The relationship between car owner and garage is through the car. There is no direct relationship between car owner and garage. (Given multiple garages, ensuring a given multiple-car owner appears once in the system is going to be tricky to enforce.)
The relationship between car and garage should perhaps be “registered at”. A strict reading implies that the car gets associated with the garage upon owner contact, not upon bringing in for service.
You need entity ServicePlanType [SPT]. Most SPTs are pre-defined, and multiple cars would use a given SPT (60,000 mile tuneup). Additional SPTs would be added if, when, and as required. An argument could be made for “standard” vs. “ad hoc” subtyping, but I think they’d be so similar (based on Operations) that this isn’t called for. Then:
- Service plan relates to one car, and to one service plan type
- Service plan relates to one service plan type
- Service plan type relates to zero or more service plans (list of standard plans)
- Service plan type relates to one or more operations (all operations must be defined)
Operation may relate to zero or more service plan types. Given the need for ad hoc service plans, there may be a need for operations that do not initially belong to any given set service plan. (That or they get added as needed, which may be acceptable. My sister’s gerbil got escaped once on the way home from school, and they had to disassemble part of the car to get it out. No charge, maybe they didn’t have “extract gerbil” it in their database.) (I am so not making that up.)
I would not relate sevice plan type or operation with garage. Presumably if one garage of the company can do it, they should all be able to do it, even the ad hoc ones.

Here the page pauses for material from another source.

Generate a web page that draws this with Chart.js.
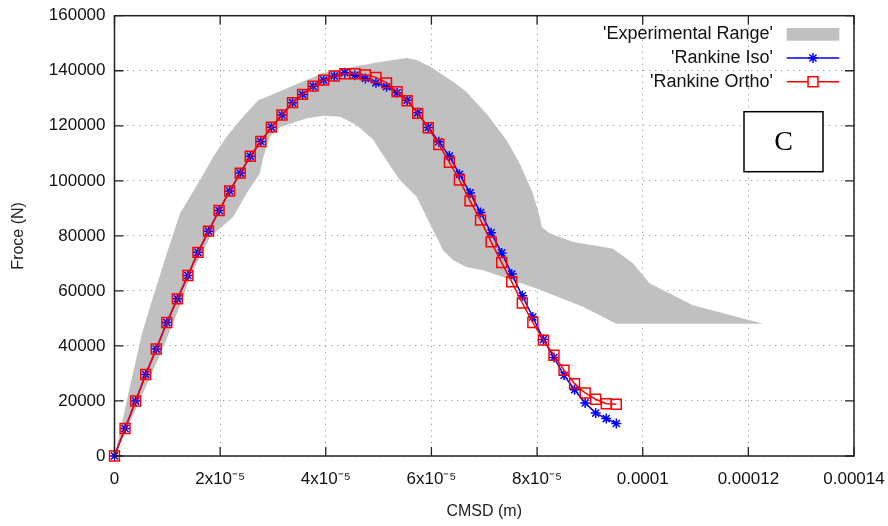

You do not need to relate service plan with garage, as the car the service plan is for is related with garage. With that said, it might be good to do so when it comes time for physical implementation. Also, if a car is later brought into a second garage the car-to-garage relationship changes, and without the service plan to garage relationship, you lose track of who did the earlier work. Properly, I’d think you’d want to model owenr to car to service plan to garage, but they specifically spelled out “car to garage”. Raise these questions, see what the business owner says.